Thursday 1 July 2010

Long-distance with your adviser



I knew when I moved across the Atlantic Ocean that some adjustments would have to be made. I would need to adjust to a new language, to new foods, to new lay-outs of stores, to new working hours, to new customs. However, nobody warned me about the difficulties of having my adviser four thousand miles and six time-zones away.

I like working with my adviser. He has always been willing to answer my clueless questions, give me advice on the best way to get involved in things, and made sure he checked up on my progress regularly. When my office was down the hall from his, I would weekly receive either an unexpected visit or an email requesting that we have a talk. Actually, it is kind of refreshing to not have to worry about him suddenly commenting on something in my ear when I didn't realize he was behind me or getting an email saying that he wants me to come by his office as he wants to have a talk with me. I guess he has never figured out how ominous that sounds.

While here, I don't have to worry about these things. Also, since it's summer, my number of institute meetings has been cut back, so I don't have to make as many presentations to the professors from my university.



Recently, however, I have had this distinct impression that my adviser doesn't find this turn of events as comforting as I do. Without being able to chat with me during a weekly meeting or watch me wander past his office, he needs new indicators of what I'm doing. Most of that comes through email discussions and presentations to CERN groups and other high-profile stuff. But graduate students are supposed to be up to their ears in service work and taking shifts and learning how computing at CERN works, and none of those activities make it into big presentations or email discussions. I can legitimately be working like crazy and have no finished product to reassure my adviser I have not been sleeping my days away.

In fact, that happened a couple weeks ago. I spent all of a Friday and most of the weekend tracking down data samples in particular formats and gathering them up for use by my entire group; this is the kind of grunt work those of us here have to do and it's what my post-doc asked me to do. Come Monday, my adviser sent an email commenting to the post-doc I work with, myself, and another student of his that our minimal involvement in a certain email discussion wasn't good, implying not good enough.

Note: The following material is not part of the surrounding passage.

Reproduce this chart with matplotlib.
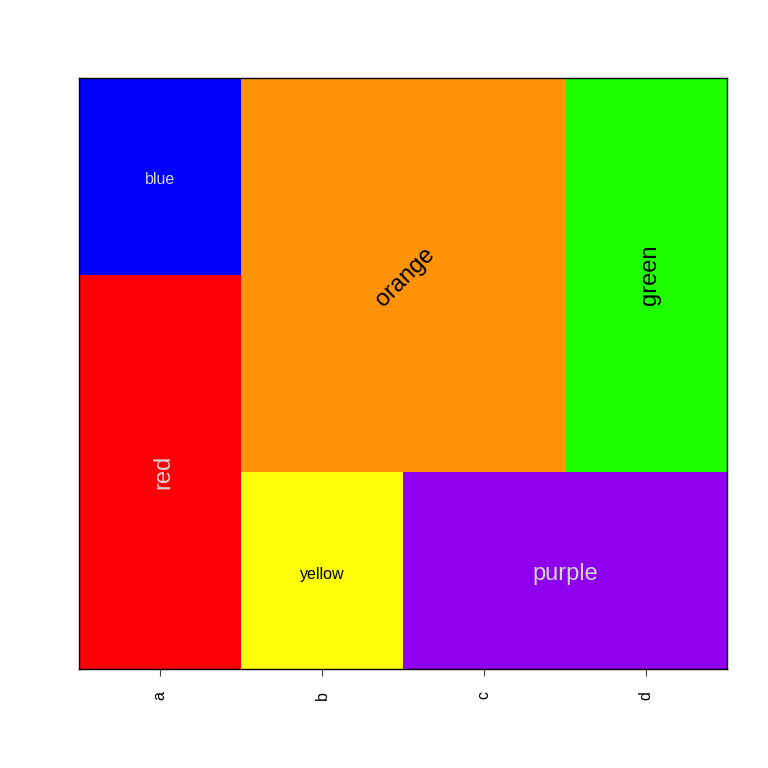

I let my post-doc deal with that one.

I'm not sure what is the best way to deal with this. For now, I keep a set of slides detailing my current analysis project posted online at a sharepoint for my group, and email my adviser when I update them (and make sure I thoroughly answer any questions of his, even if they mean he just didn't read the slides closely enough). That doesn't let him know when I am on shift or busy with service work studies or dataset production, but it's a start.